Irgendwie klingt das auch feinfühlig
Mal sind es die Werbeabteilungen der Verlage, denen wir dergleichen zu verdanken haben, mal greifen Rezensenten den Ball freudig auf. Selbst in der Literaturgeschichte wird man fündig, und so erfahren wir, dass Thomas Mann mit dem „Tod in Venedig“, Nietzsche mit „Also sprach Zarathustra“ und Richard Yates mit „Eine gute Schule“ ihre „persönlichsten“ Bücher geschrieben hätten. Auch Autoren selbst entdecken, dass sich damit punkten lässt, und beziehen in Interviews, wie Michael Kleeberg oder Ian McEwan, das Attribut auf ihre eigenen Werke.

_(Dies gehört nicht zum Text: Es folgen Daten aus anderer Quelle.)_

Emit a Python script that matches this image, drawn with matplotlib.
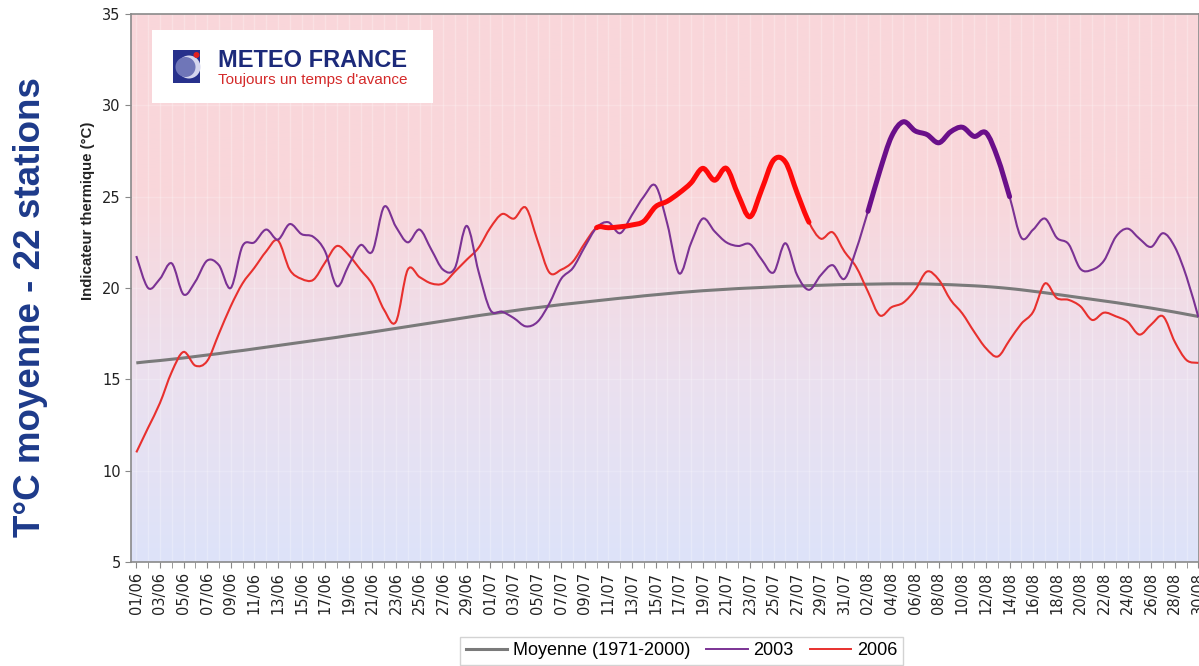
import numpy as np
import pandas as pd
import matplotlib
matplotlib.use("Agg")
import matplotlib.pyplot as plt
from matplotlib.path import Path
from matplotlib.patches import PathPatch, Rectangle, Circle
from matplotlib.colors import LinearSegmentedColormap
from matplotlib.lines import Line2D

# jours du 01/06 au 30/08
jours = pd.date_range("2003-06-01", "2003-08-30").strftime("%d/%m").tolist()

moyenne = [15.90, 15.97, 16.03, 16.10, 16.17, 16.25, 16.33, 16.41, 16.50, 16.58,
           16.67, 16.76, 16.85, 16.94, 17.03, 17.12, 17.21, 17.30, 17.40, 17.49,
           17.59, 17.69, 17.79, 17.89, 17.99, 18.09, 18.19, 18.29, 18.39, 18.49,
           18.58, 18.67, 18.76, 18.85, 18.93, 19.01, 19.09, 19.16, 19.23, 19.30,
           19.37, 19.44, 19.50, 19.57, 19.63, 19.69, 19.75, 19.80, 19.85, 19.89,
           19.93, 19.97, 20.00, 20.03, 20.06, 20.09, 20.11, 20.13, 20.15, 20.17,
           20.19, 20.20, 20.21, 20.22, 20.23, 20.23, 20.23, 20.22, 20.20, 20.18,
           20.15, 20.12, 20.08, 20.03, 19.97, 19.90, 19.82, 19.74, 19.65, 19.56,
           19.47, 19.38, 19.29, 19.20, 19.10, 19.00, 18.90, 18.79, 18.68, 18.56,
           18.44]

t2003 = [21.75, 20.0, 20.5, 21.35, 19.65, 20.35, 21.5, 21.25, 20.0, 22.3,
         22.5, 23.2, 22.65, 23.5, 22.95, 22.8, 22.0, 20.1, 21.25, 22.35,
         22.0, 24.45, 23.35, 22.5, 23.2, 22.1, 21.0, 21.1, 23.4, 20.9,
         18.8, 18.7, 18.35, 17.9, 18.15, 19.15, 20.5, 21.1, 22.25, 23.3,
         23.6, 23.0, 24.0, 25.0, 25.6, 23.5, 20.8, 22.45, 23.8, 23.1,
         22.5, 22.3, 22.4, 21.55, 20.85, 22.45, 20.7, 19.9, 20.7, 21.25,
         20.5, 22.1, 24.2, 26.4, 28.3, 29.1, 28.6, 28.4, 27.95, 28.55,
         28.8, 28.3, 28.5, 27.1, 25.0, 22.75, 23.2, 23.8, 22.75, 22.4,
         21.05, 21.0, 21.5, 22.8, 23.25, 22.7, 22.25, 23.0, 22.25, 20.6,
         18.4]

t2006 = [11.0, 12.35, 13.7, 15.4, 16.5, 15.75, 16.0, 17.5, 19.0, 20.25,
         21.1, 22.0, 22.6, 21.0, 20.5, 20.45, 21.4, 22.3, 21.8, 21.0,
         20.2, 18.8, 18.15, 21.0, 20.6, 20.25, 20.25, 20.9, 21.55, 22.2,
         23.3, 24.05, 23.8, 24.4, 22.6, 20.85, 21.0, 21.45, 22.45, 23.3,
         23.3, 23.35, 23.45, 23.65, 24.45, 24.75, 25.2, 25.75, 26.55, 25.9,
         26.55, 25.1, 23.9, 25.4, 27.0, 26.9, 25.2, 23.6, 22.7, 23.05,
         22.0, 21.15, 19.8, 18.5, 18.95, 19.2, 19.9, 20.9, 20.45, 19.35,
         18.6, 17.6, 16.7, 16.25, 17.15, 18.05, 18.7, 20.25, 19.45, 19.35,
         19.0, 18.25, 18.65, 18.45, 18.15, 17.45, 18.0, 18.45, 17.05, 16.05,
         15.9]

# periodes de canicule (indices de jours)
canicule_2003 = (62, 74)
canicule_2006 = (39, 57)


def courbe_lisse(xs, ys, i0=0, i1=None):
    P = np.column_stack([xs, ys]).astype(float)
    n = len(P)
    if i1 is None:
        i1 = n - 1
    verts = [P[i0]]
    codes = [Path.MOVETO]
    for i in range(i0, i1):
        p0 = P[max(i - 1, 0)]
        p1 = P[i]
        p2 = P[i + 1]
        p3 = P[min(i + 2, n - 1)]
        c1 = p1 + (p2 - p0) / 6.0
        c2 = p2 - (p3 - p1) / 6.0
        verts += [c1, c2, p2]
        codes += [Path.CURVE4] * 3
    return Path(verts, codes)


W, H = 1199, 666
fig = plt.figure(figsize=(W / 100, H / 100), dpi=100)
fig.patch.set_facecolor("white")

ax = fig.add_axes([131 / W, 1 - 562 / H, 1 - 131 / W, (562 - 14) / H])
x = np.arange(len(jours))
x0, x1 = -0.45, 90.05

grad = np.linspace(0, 1, 256).reshape(-1, 1)
cmap = LinearSegmentedColormap.from_list("fond", ["#dde3f9", "#ebe0ef", "#f9d7db", "#f9d6da"])
ax.imshow(grad, extent=[x0, x1, 5, 35], origin="lower", aspect="auto", cmap=cmap, zorder=0)

for d in x:
    ax.axvline(d, color="white", alpha=0.25, lw=1, zorder=1)
for v in range(10, 35, 5):
    ax.axhline(v, color="white", alpha=0.2, lw=1, zorder=1)

ax.add_patch(PathPatch(courbe_lisse(x, moyenne), fill=False, edgecolor="#7a7a7a", lw=2.2, zorder=3))
ax.add_patch(PathPatch(courbe_lisse(x, t2006), fill=False, edgecolor="#e8302e", lw=1.5, zorder=4))
ax.add_patch(PathPatch(courbe_lisse(x, t2006, *canicule_2006), fill=False, edgecolor="#ff0a0a",
                       lw=3.6, capstyle="round", joinstyle="round", zorder=5))
ax.add_patch(PathPatch(courbe_lisse(x, t2003), fill=False, edgecolor="#7b3294", lw=1.5, zorder=4))
ax.add_patch(PathPatch(courbe_lisse(x, t2003, *canicule_2003), fill=False, edgecolor="#6a0f8a",
                       lw=3.6, capstyle="round", joinstyle="round", zorder=5))

ax.set_xlim(x0, x1)
ax.set_ylim(5, 35)
ax.set_yticks(range(5, 36, 5))
ax.set_xticks(x[::2])
ax.set_xticklabels(jours[::2], rotation=90)
ax.set_xticks(x[1::2], minor=True)
ax.tick_params(axis="both", colors="#888888", labelcolor="#222222", labelsize=10.5, length=4)
ax.tick_params(axis="x", which="minor", colors="#888888", length=4)
ax.tick_params(axis="x", pad=3)
for s in ax.spines.values():
    s.set_color("#8a8a8a")
    s.set_linewidth(1.2)

fig.text(88 / W, 1 - 211 / H, "Indicateur thermique (°C)", rotation=90, ha="center", va="center",
         fontsize=10.8, fontweight="bold", family="Liberation Sans", color="#222222")
fig.text(31 / W, 1 - 307 / H, "T°C moyenne - 22 stations", rotation=90, ha="center", va="center",
         fontsize=26.5, fontweight="bold", family="Liberation Sans", color="#1d3a8a")

# logo
lg = fig.add_axes([152 / W, 1 - 103 / H, 281 / W, 73 / H])
lg.set_xlim(0, 281)
lg.set_ylim(73, 0)
lg.axis("off")
lg.add_patch(Rectangle((0, 0), 281, 73, facecolor="white", edgecolor="none"))
lg.add_patch(Rectangle((21, 20), 27, 33, facecolor="#27318c", edgecolor="none"))
lg.add_patch(Circle((37, 37), 11.5, facecolor="#d4d6ee", edgecolor="none"))
lg.add_patch(Circle((33.5, 37), 10, facecolor="#6f76b8", edgecolor="none"))
lg.add_patch(Circle((44.5, 25), 3, facecolor="#e32020", edgecolor="none"))
lg.text(66, 37, "METEO FRANCE", fontsize=17, fontweight="bold", family="Liberation Sans",
        color="#1c2a7a", va="baseline", ha="left")
lg.text(66, 54, "Toujours un temps d'avance", fontsize=11, family="Liberation Sans",
        color="#d42a2a", va="baseline", ha="left")

handles = [Line2D([], [], color="#7a7a7a", lw=2.2),
           Line2D([], [], color="#7b3294", lw=1.4),
           Line2D([], [], color="#e8302e", lw=1.4)]
leg = fig.legend(handles, ["Moyenne (1971-2000)", "2003", "2006"], loc="upper center",
                 bbox_to_anchor=(681.5 / W, 1 - 637 / H), borderaxespad=0, ncol=3,
                 frameon=True, fancybox=False,
                 prop={"family": ["Liberation Sans Narrow", "Liberation Sans"], "size": 13},
                 handlelength=2.3, handletextpad=0.3, columnspacing=0.9, borderpad=0.3)
leg.get_frame().set_edgecolor("#c8c8c8")
leg.get_frame().set_linewidth(1.0)

fig.savefig("out.png", dpi=100)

Freilich, der Superlativ hat seine Tücken. Wer ihn verwendet, tut so, als kenne er alle Werke der betreffenden Autoren in- und auswendig. Um dieser Anmaßung vorzubeugen, behilft man sich mit einem einschränkenden Adverb und spricht gern vom „vielleicht persönlichsten“ Buch – was irgendwie auch recht feinfühlig klingt. Nicht verschwiegen werden darf, dass solche Anpreisungen zum Bumerang werden können. Denn seien wir ehrlich: Wollen wir wirklich – ich nenne keine Namen – von allen Autorinnen und Autoren ihre persönlichsten Bekenntnisse aufgetischt bekommen? Sind wir bei manchen nicht dankbar dafür, wenn sie uns damit verschonen? So gesehen, wäre ich glücklich, wenn „autofiktional“ oder „persönlichst“ alsbald wieder in der Mottenkiste der Werbebanalitäten verschwänden.
Vielleicht wäre es ja reizvoll, Leserinnen und Leser künftig mit einem kühnen „Das ist sein unpersönlichstes Buch!“ anzulocken. Mich würde das interessieren.